Рождение неолиберальной политики | страница 95



[268]. Смит, утверждал Фридмен, был «радикальным и революционным для своего времени, столь же радикальным, как те из нас, кто сейчас проповедует принцип laissez faire». Примечательно, что в 1976 г. Фридмен позиционирует себя как сторонника laissez faire, — теории, которую в 1951 г. он считал ущербной[269]. Такое желание использовать laissez faire отражало перемену в политической и экономической атмосфере 1970-х годов. К тому времени искоренение безработицы как главная цель уступило место борьбе с инфляцией как основной задаче в деле преодоления стагфляции. Поэтому Фридмен больше не чувствовал особой необходимости утверждать, что его проект заключается в модифицировании либерализма. В 1970-е годы в глазах многих «либерализм» в США был скомпрометирован; к этому привели «эксцессы» 1960-х годов и разочарование экономической ситуацией. Таким образом, хотя термин «laissez faire» и скрывал новые элементы экономической и политической доктрины Фридмена, — более чёткое представление о необходимости использовать государство для обеспечения условий деятельности свободного рынка и передачи экономической власти от государства к корпорациям, — Фридмен вновь чувствовал себя вполне комфортно, используя этот термин для краткого обозначения дерегулирования, снижения налогов и внедрения рыночных механизмов новые сферы, например в образование.
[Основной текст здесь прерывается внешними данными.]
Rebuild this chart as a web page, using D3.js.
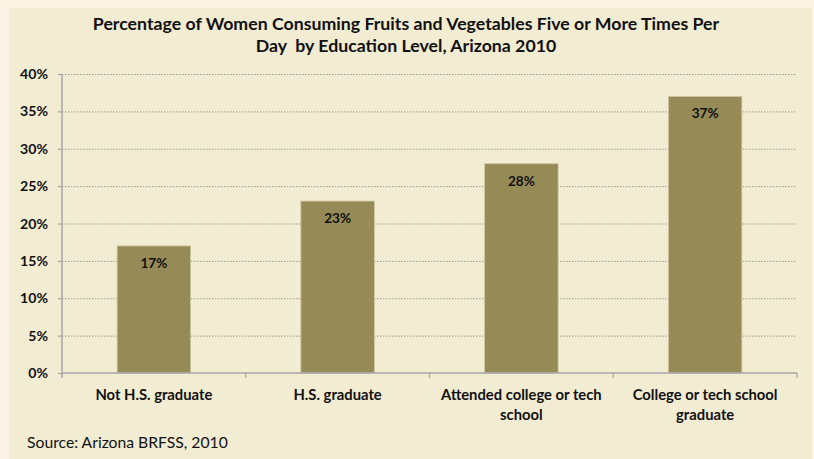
<!DOCTYPE html>
<meta charset="utf-8">
<style>
body { margin: 0; background: #fbf3e3; }
text { font-family: Lato, "Open Sans", sans-serif; fill: #111; }
.grid line { stroke: #9a9a9a; stroke-dasharray: 1.5,1.5; }
</style>
<svg width="814" height="459"></svg>
<script src="https://d3js.org/d3.v7.min.js"></script>
<script>

var categories = ["Not H.S. graduate", "H.S. graduate", "Attended college or tech school", "College or tech school graduate"];
var values = [17, 23, 28, 37];
var yTicks = [0, 5, 10, 15, 20, 25, 30, 35, 40];
var titleLines = ["Percentage of Women Consuming Fruits and Vegetables Five or More Times Per", "Day  by Education Level, Arizona 2010"];
var sourceText = "Source: Arizona BRFSS, 2010";

var svg = d3.select("svg"),
    margin = {top: 74, right: 17, bottom: 86, left: 62},
    width = +svg.attr("width") - margin.left - margin.right,
    height = +svg.attr("height") - margin.top - margin.bottom;

// make a text element as wide as it is in the original
function fit(sel, target) {
  var w = sel.node().getComputedTextLength();
  var fs = parseFloat(sel.style("font-size"));
  sel.style("font-size", (fs * target / w) + "px");
  return fs * target / w;
}

// chart panel
svg.append("rect")
    .attr("x", 9).attr("y", 8)
    .attr("width", 803).attr("height", 451)
    .attr("fill", "#f2ecd2");

var x = d3.scaleBand().domain(categories).range([0, width]).paddingInner(0.6).paddingOuter(0.3);
var y = d3.scaleLinear().domain([0, 40]).range([height, 0]);

var g = svg.append("g").attr("transform", "translate(" + margin.left + "," + margin.top + ")");

// dotted gridlines
g.append("g").attr("class", "grid")
  .selectAll("line")
  .data(yTicks.filter(function(d) { return d > 0; }))
  .enter().append("line")
    .attr("x1", 0).attr("x2", width)
    .attr("y1", function(d) { return y(d) + 0.5; })
    .attr("y2", function(d) { return y(d) + 0.5; });

// bars
g.selectAll(".bar")
  .data(values)
  .enter().append("rect")
    .attr("class", "bar")
    .attr("x", function(d, i) { return x(categories[i]); })
    .attr("y", function(d) { return y(d); })
    .attr("width", x.bandwidth())
    .attr("height", function(d) { return height - y(d); })
    .attr("fill", "#968b56")
    .attr("stroke", "#cfc7a2")
    .attr("stroke-width", 0.8);

// value labels
var vl = g.selectAll(".val")
  .data(values)
  .enter().append("text")
    .attr("class", "val")
    .attr("x", function(d, i) { return x(categories[i]) + x.bandwidth() / 2; })
    .attr("y", function(d) { return y(d) + 22; })
    .attr("text-anchor", "middle")
    .style("font-weight", "bold")
    .style("font-size", "13px")
    .text(function(d) { return d + "%"; });
var vs = fit(d3.select(vl.nodes()[0]), 27);
vl.style("font-size", vs + "px");

// y axis
var yAxis = g.append("g")
    .call(d3.axisLeft(y).tickValues(yTicks).tickFormat(function(d) { return d + "%"; }).tickSize(4).tickPadding(10));
yAxis.select(".domain").attr("stroke", "#a6a6a6").attr("stroke-width", 1.5).attr("d", "M0,0V" + (height + 5));
yAxis.selectAll(".tick line").attr("stroke", "#a6a6a6").attr("stroke-width", 1.2);
yAxis.selectAll("text").style("font-weight", "bold").style("font-size", "13px").attr("fill", "#111");
var ys = fit(yAxis.selectAll("text").filter(function(d) { return d === 40; }), 28);
yAxis.selectAll("text").style("font-size", ys + "px");

// x axis with ticks between the categories
var xg = g.append("g").attr("transform", "translate(0," + height + ")");
xg.append("line").attr("x1", 0).attr("x2", width)
    .attr("stroke", "#a6a6a6").attr("stroke-width", 1.5);
xg.selectAll(".xt")
  .data(d3.range(1, categories.length + 1))
  .enter().append("line")
    .attr("x1", function(i) { return width * i / categories.length; })
    .attr("x2", function(i) { return width * i / categories.length; })
    .attr("y1", 0).attr("y2", 5)
    .attr("stroke", "#a6a6a6").attr("stroke-width", 1.2);

var cl = xg.selectAll(".cat")
  .data(categories)
  .enter().append("text")
    .attr("class", "cat")
    .attr("x", function(d) { return x(d) + x.bandwidth() / 2; })
    .attr("y", 27)
    .attr("text-anchor", "middle")
    .style("font-weight", "bold")
    .style("font-size", "13px")
    .text(function(d) { return d; });
var cs = fit(d3.select(cl.nodes()[0]), 117);
cl.style("font-size", cs + "px");
cl.each(function(d) {
  var t = d3.select(this), words = d.split(" "), line = [], lines = [];
  t.text(null);
  var probe = t.append("tspan");
  words.forEach(function(w) {
    line.push(w);
    probe.text(line.join(" "));
    if (probe.node().getComputedTextLength() > 175 && line.length > 1) {
      line.pop();
      lines.push(line.join(" "));
      line = [w];
    }
  });
  lines.push(line.join(" "));
  probe.remove();
  lines.forEach(function(s, k) {
    t.append("tspan").attr("x", t.attr("x")).attr("dy", k ? 20 : 0).text(s);
  });
});

// title
var tl = svg.selectAll(".title")
  .data(titleLines)
  .enter().append("text")
    .attr("class", "title")
    .attr("x", 406)
    .attr("y", function(d, i) { return 30 + i * 22; })
    .attr("text-anchor", "middle")
    .style("white-space", "pre")
    .style("font-weight", "bold")
    .style("font-size", "18px")
    .text(function(d) { return d; });
var ts = fit(d3.select(tl.nodes()[0]), 627);
tl.style("font-size", ts + "px");

// source note
var src = svg.append("text")
    .attr("x", 27).attr("y", 448)
    .style("font-size", "15px")
    .text(sourceText);
fit(src, 201);

</script>
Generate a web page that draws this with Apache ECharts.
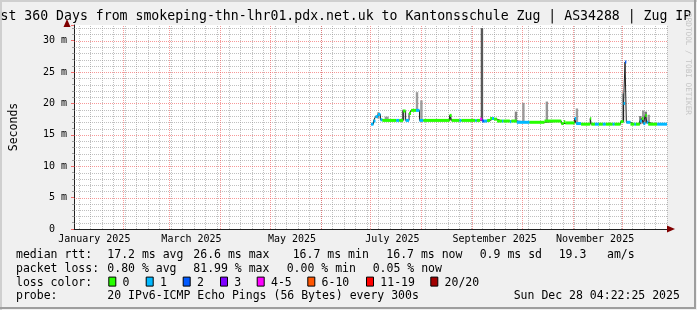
<!DOCTYPE html>
<html>
<head>
<meta charset="utf-8">
<script src="https://cdn.jsdelivr.net/npm/echarts@6/dist/echarts.min.js"></script>
<style>
html,body{margin:0;padding:0;background:#f0f0f0;}
#chart{width:697px;height:310px;}
</style>
</head>
<body>
<div id="chart"></div>
<script>
// ---------------- data ----------------
const titleText = 'st 360 Days from smokeping-thn-lhr01.pdx.net.uk to Kantonsschule Zug | AS34288 | Zug IP';
const yAxisName = 'Seconds';
const watermark = 'RRDTOOL / TOBI OETIKER';
const rangeStart = '2025-01-02 04:22';
const rangeEnd = '2025-12-28 04:22';
const firstSunday = '2025-01-05';
const monthStarts = ['2025-02-01','2025-03-01','2025-04-01','2025-05-01','2025-06-01','2025-07-01','2025-08-01','2025-09-01','2025-10-01','2025-11-01','2025-12-01'];
const monthLabelDates = ['2025-01-14 12:00','2025-03-14 12:00','2025-05-14 12:00','2025-07-14 12:00','2025-09-14 12:00','2025-11-14 12:00'];
const monthLabels = ['January 2025','March 2025','May 2025','July 2025','September 2025','November 2025'];

// median rtt (ms), each value holds until the next time; loss = pings lost of 20
const medianTimes = ['2025-07-01 12:00','2025-07-03 00:00','2025-07-04 05:00','2025-07-05 17:00','2025-07-07 05:00','2025-07-08 10:00','2025-07-16 19:00','2025-07-18 14:00','2025-07-21 00:00','2025-07-22 12:00','2025-07-24 14:00','2025-07-25 19:00','2025-07-28 19:00','2025-07-30 22:00','2025-08-02 07:00','2025-08-18 05:00','2025-08-19 10:00','2025-08-24 05:00','2025-08-25 10:00','2025-09-02 19:00','2025-09-03 17:00','2025-09-05 19:00','2025-09-07 00:00','2025-09-08 05:00','2025-09-10 00:00','2025-09-11 19:00','2025-09-13 00:00','2025-09-14 05:00','2025-09-16 00:00','2025-09-19 00:00','2025-09-19 22:00','2025-09-23 19:00','2025-09-24 17:00','2025-09-28 00:00','2025-10-05 19:00','2025-10-14 19:00','2025-10-25 00:00','2025-10-26 12:00','2025-10-27 10:00','2025-11-02 02:00','2025-11-03 00:00','2025-11-06 00:00','2025-11-11 14:00','2025-11-12 05:00','2025-11-14 10:00','2025-11-16 19:00','2025-11-19 05:00','2025-11-21 00:00','2025-11-25 05:00','2025-11-26 10:00','2025-11-30 00:00','2025-12-01 19:00','2025-12-02 17:00','2025-12-03 12:00','2025-12-06 00:00','2025-12-08 10:00','2025-12-09 07:00','2025-12-11 17:00','2025-12-12 22:00','2025-12-13 19:00','2025-12-15 00:00','2025-12-15 22:00','2025-12-16 19:00','2025-12-22 05:00'];
const medianValues = [16.7,17.2,17.9,18.25,17.4,17.3,17.3,17.3,18.8,17.3,18.4,18.9,18.9,17.3,17.3,18.1,17.3,17.3,17.3,17.3,17.3,17.5,17.2,17.2,17.3,17.6,17.6,17.5,17.2,17.2,17.2,17.1,17.2,17.0,17.0,17.2,16.8,17.1,16.9,17.6,16.8,16.7,17.6,16.7,16.7,16.7,16.7,16.7,16.7,16.7,17.1,20.0,26.6,17.0,16.7,16.7,16.7,17.2,17.6,16.8,18.1,17.0,16.7,16.7];
const medianLoss = [1,1,1,1,1,0,1,0,0,1,0,0,1,1,0,0,0,1,0,1,0,5,2,1,0,0,1,0,0,1,0,1,0,1,0,0,0,0,0,1,1,0,0,0,1,0,1,0,1,0,0,1,2,1,0,1,0,1,0,1,0,1,0,1];

// smoke: spread of the pings (ms) and its density (0..1)
const smokeTimes = ['2025-07-06 00:00','2025-07-10 12:00','2025-07-11 12:00','2025-07-21 00:00','2025-07-29 10:00','2025-08-01 02:00','2025-08-18 16:00','2025-09-06 20:00','2025-09-27 12:00','2025-10-02 00:00','2025-10-16 06:00','2025-11-03 12:00','2025-12-01 12:00','2025-12-12 00:00','2025-12-13 18:00','2025-12-15 07:00','2025-12-17 02:00'];
const smokeLow  = [17.6,17.4,17.4,17.3,18.9,17.3,17.3,17.3,17.0,17.0,17.2,16.8,17.0,16.7,16.8,16.8,16.7];
const smokeHigh = [18.6,17.9,17.9,19.0,21.8,20.5,18.1,32.0,18.7,20.1,20.3,19.2,21.6,18.0,18.9,18.7,18.2];
const smokeDensity = [0.3,0.3,0.3,0.5,0.3,0.3,0.6,0.75,0.45,0.3,0.35,0.3,0.35,0.5,0.3,0.55,0.3];

const lossNames = ['0','1','2','3','4-5','6-10','11-19','20/20'];
const lossColors = ['#26ff00','#00b8ff','#0059ff','#7e00ff','#ff00ff','#ff5500','#ff0000','#a10000'];

const statLabels = ['median rtt:','packet loss:','loss color:','probe:'];
const rttStats = ['17.2 ms avg','26.6 ms max','16.7 ms min','16.7 ms now','0.9 ms sd','19.3','am/s'];
const lossStats = ['0.80 % avg','81.99 % max','0.00 % min','0.05 % now'];
const probeText = '20 IPv6-ICMP Echo Pings (56 Bytes) every 300s';
const stampText = 'Sun Dec 28 04:22:25 2025';

// ---------------- helpers ----------------
function T(s){
  const parts = s.split(' ');
  const d = parts[0].split('-').map(Number);
  const h = (parts[1] || '00:00').split(':').map(Number);
  return Date.UTC(d[0], d[1]-1, d[2], h[0], h[1]);
}
function lossIndex(n){
  if (n <= 3) return n;
  if (n <= 5) return 4;
  if (n <= 10) return 5;
  if (n <= 19) return 6;
  return 7;
}
const DAY = 86400000;
const xMin = T(rangeStart), xMax = T(rangeEnd);
const yMax = 32.5, yStep = 5;
const mono = 'DejaVu Sans Mono';

// grid line values (kind 0 = minor, 1 = major)
const vGrid = [];
for (let t = T(firstSunday); t < xMax; t += 7*DAY) vGrid.push([t, 0, 0]);
monthStarts.forEach(s => vGrid.push([T(s), 0, 1]));
const hGrid = [];
for (let v = 1; v < yMax; v++) hGrid.push([xMin, v, v % yStep ? 0 : 1]);
const gridColors = ['rgba(140,140,140,0.55)', 'rgba(240,70,70,0.55)'];

const labelTs = monthLabelDates.map(T);

const medianSeg = medianTimes.map((t,i) => [T(t), i+1 < medianTimes.length ? T(medianTimes[i+1]) : xMax, medianValues[i], medianLoss[i]]);
const medianLine = medianTimes.map((t,i) => [T(t), medianValues[i]]);
medianLine.push([xMax, medianValues[medianValues.length-1]]);
const smokeData = smokeTimes.map((t,i) => [T(t), smokeLow[i], smokeHigh[i], smokeDensity[i]]);

// ---------------- legend graphics ----------------
const rowY = [255, 268.9, 282.6, 296.5];
const txt = (x, y, s, size) => ({type:'text', x:x, y:y, silent:true,
  style:{text:s, fill:'#000', font: size + 'px "' + mono + '"', textAlign:'left', textVerticalAlign:'middle'}});
const graphics = [];
graphics.push({type:'rect', shape:{x:0,y:0,width:697,height:2}, style:{fill:'#cfcfcf'}, silent:true});
graphics.push({type:'rect', shape:{x:0,y:0,width:2,height:310}, style:{fill:'#cfcfcf'}, silent:true});
graphics.push({type:'rect', shape:{x:0,y:307,width:696,height:2}, style:{fill:'#9e9e9e'}, silent:true});
graphics.push({type:'rect', shape:{x:694,y:0,width:2,height:309}, style:{fill:'#9e9e9e'}, silent:true});
graphics.push(txt(0.5, 17, titleText, 13.2));
graphics.push({type:'text', x:688, y:64, rotation:-Math.PI/2, silent:true,
  style:{text:watermark, fill:'#c4c4c4', font:'7.7px "' + mono + '"', textAlign:'center', textVerticalAlign:'middle'}});
graphics.push({type:'polygon', shape:{points:[[67,19],[63.5,27],[70.5,27]]}, style:{fill:'#800000'}, silent:true, z:10});
graphics.push({type:'polygon', shape:{points:[[675,229],[667,225.5],[667,232.5]]}, style:{fill:'#800000'}, silent:true, z:10});
statLabels.forEach((s,i) => graphics.push(txt(16, rowY[i], s, 11.5)));
const rttX = [107.3,193.3,292.7,386.3,479.7,558.7,607];
rttStats.forEach((s,i) => graphics.push(txt(rttX[i], rowY[0], s, 11.5)));
const lossX = [107.3,193.3,286.7,372.7];
lossStats.forEach((s,i) => graphics.push(txt(lossX[i], rowY[1], s, 11.5)));
const boxX = [108.3,145.7,182.7,220,256.7,307.3,366,430.3];
lossNames.forEach((s,i) => {
  graphics.push({type:'rect', shape:{x:boxX[i]+0.5, y:rowY[2]-5.5, width:7, height:9}, style:{fill:lossColors[i], stroke:'#000', lineWidth:1}, silent:true});
  graphics.push(txt(boxX[i]+14.3, rowY[2], s, 11.5));
});
graphics.push(txt(107.3, rowY[3], probeText, 11.5));
graphics.push(txt(513.7, rowY[3], stampText, 11.5));

// ---------------- chart ----------------
const chart = echarts.init(document.getElementById('chart'), null, {renderer:'canvas'});
chart.setOption({
  animation:false,
  backgroundColor:'#f0f0f0',
  grid:{left:67, right:30, top:25, bottom:81, show:true, backgroundColor:'#ffffff', borderWidth:0},
  xAxis:{
    type:'value', min:xMin, max:xMax, scale:true,
    splitLine:{show:false}, axisTick:{show:false},
    axisLine:{show:true, onZero:false, lineStyle:{color:'#202020', width:1}},
    axisLabel:{customValues:labelTs, hideOverlap:false,
      formatter:(v) => { const k = labelTs.indexOf(+v); return k >= 0 ? monthLabels[k] : ''; },
      fontFamily:mono, fontSize:10, color:'#000', margin:5}
  },
  yAxis:{
    type:'value', min:0, max:yMax, interval:yStep,
    name:yAxisName, nameLocation:'middle', nameGap:54,
    nameTextStyle:{fontFamily:mono, fontSize:11.5, color:'#000'},
    axisLine:{show:true, onZero:false, lineStyle:{color:'#202020', width:1}},
    axisTick:{show:true, length:3, lineStyle:{color:'rgba(240,70,70,0.8)'}},
    minorTick:{show:true, splitNumber:5, length:2, lineStyle:{color:'#a0a0a0'}},
    splitLine:{show:false}, minorSplitLine:{show:false},
    axisLabel:{showMaxLabel:false, formatter:v => v === 0 ? '0\u00a0\u00a0' : v + ' m',
      fontFamily:mono, fontSize:10, color:'#000', margin:7}
  },
  series:[
    {type:'custom', z:1, silent:true, clip:false, data:vGrid, encode:{x:0, y:1},
     renderItem:(params, api) => {
       const b = api.coord([api.value(0), 0]);
       const t = api.coord([api.value(0), yMax]);
       const x = Math.round(b[0]) + 0.5;
       return {type:'line', shape:{x1:x, y1:Math.round(b[1]), x2:x, y2:Math.round(t[1])},
               style:{stroke:gridColors[api.value(2)], lineWidth:1, lineDash:[1,1]}, z2: api.value(2)};
     }},
    {type:'custom', z:1, silent:true, clip:false, data:hGrid, encode:{x:0, y:1},
     renderItem:(params, api) => {
       const l = api.coord([xMin, api.value(1)]);
       const r = api.coord([xMax, api.value(1)]);
       const y = Math.round(l[1]) + 0.5;
       return {type:'line', shape:{x1:Math.round(l[0]), y1:y, x2:Math.round(r[0]), y2:y},
               style:{stroke:gridColors[api.value(2)], lineWidth:1, lineDash:[1,1]}, z2: api.value(2)};
     }},
    {type:'custom', z:2, silent:true, clip:true, data:smokeData, encode:{x:0, y:[1,2]},
     renderItem:(params, api) => {
       const lo = api.coord([api.value(0), api.value(1)]);
       const hi = api.coord([api.value(0), api.value(2)]);
       const g = Math.round(200 - 150*api.value(3));
       return {type:'rect', shape:{x:lo[0]-1.2, y:hi[1], width:2.4, height:lo[1]-hi[1]},
               style:{fill:'rgb(' + g + ',' + g + ',' + g + ')'}};
     }},
    {type:'line', z:3, silent:true, data:medianLine, step:'end', symbol:'none',
     lineStyle:{color:'#202020', width:1}},
    {type:'custom', z:4, silent:true, clip:true, data:medianSeg, encode:{x:[0,1], y:2},
     renderItem:(params, api) => {
       const a = api.coord([api.value(0), api.value(2)]);
       const b = api.coord([api.value(1), api.value(2)]);
       return {type:'rect', shape:{x:a[0], y:a[1]-1.5, width:b[0]-a[0], height:3},
               style:{fill:lossColors[lossIndex(api.value(3))]}};
     }}
  ],
  graphic:graphics
});
</script>
</body>
</html>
Фридмен характеризует Смита как «радикала и революционера»; эта характеристика отражает особенности позиции самого Фридмена, выступавшего за немедленные и энергичные социальные и экономические реформы. Фридмен резко расходится с консервативными толкователями Смита, которые присвоили его теорию себе и к 1800 г. ошибочно скрестили её с идеями Эдмунда Бёрка. В конце XIX в. хрестоматийная оценка Смита, которую Беатрис Веббы в 1886 г. названа «евангелием от работодателей», состояла в причислении Смита, наряду с Бёрком, к экономическим консерваторам[270]. Этот консервативный взгляд до сих пор придаёт репутации Смита вполне определённый колорит, когда консервативные политики объявляют его убеждённым проповедником господства эгоистических интересов на рынке. Популярное мифическое представление о Смите как о консервативном мыслителе и ещё более мифическое представление о нём как о протонеолиберале, побудило ряд исследователей — Иштвана Хонта, Майкла Игнатьеффа, Эндрю Скиннера и Эмму Ротшильд — возвратить Смита в подобающий ему контекст XVIII в.[271]